Place these words of mine upon your heart and upon your soul.
As I noted last week, the first two paragraphs of the Shema come from Deuteronomy, which has its own distinctive spiritual orientation. Most of the Torah explains how a Jew should behave, while Deuteronomy provides Judaism’s classical emphasis on how we think. Devarim is rich with reference to memory, study and avodah shebalev, worshipping through the inner life, the heart and mind. Teach your children. Speak of these words when you go to sleep and awake. Remember what your experienced on the day at Sinai, don’t forget. Remember what Amalek did to you, don’t forget. This instruction is very near to you, in your mouth and heart. This is the characteristic vocabulary of Deuteronomy’s mental and spiritual religion.
Similarly, the second paragraph of Shema speaks not only of obeying the commandments, but, more deeply, of internalizing Moses’ teachings, placing them על לבבכם ועל נפשכם/al levav’chem v’al nafshechem, “upon your heart and soul.” Don’t just do the commandments, Deuteronomy seems to be saying. Absorb them. Let them shape your religious personality.
But that preposition is a little odd. Place them upon your heart? Why upon? Why not place them within your heart, בלבבכם/bilvav’chem? Isn’t that the real goal?

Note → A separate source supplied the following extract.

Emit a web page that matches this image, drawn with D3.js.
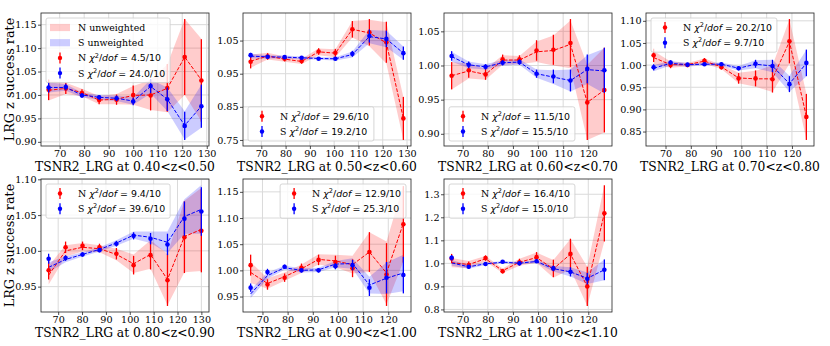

- Menachem Mendel Morgenstern [1787-1859] , the “Kotzker Rebbe,” had a brilliant interpretation of this odd phrase. The stony heart is usually sealed shut, he observed. You cannot necessarily succeed at placing the Torah within. But if you place the holy words upon the heart, there will be moments when it breaks opens. At that holy instant, the Torah will fall in, to be absorbed into the depths of a person’s being. [This teaching can be found in Martin Buber’s Tales of the Hasidim 2.278. Buber’s Hebrew version, אור הגנוז records it at p. 397, and cites the report to the Kotzker’s grandson, R. Shmuel Bornstein, the Sochatchover Rebbe, in his work Shem MiShmuel. Alas, I don’t possess this book and it is not online.]
When I daven these words, I am conscious that sometimes I say Shema without being spiritually attuned. Sometimes my heart is shut, calloused, insensitive. But I still say Shema every day and reflect that the spiritual discipline of davening gently places the holy words upon my spirit. “You may not be ready for us now,” they tell me. “But we’ll remain here, waiting for you, until you are open to us. Then we will become part of you.”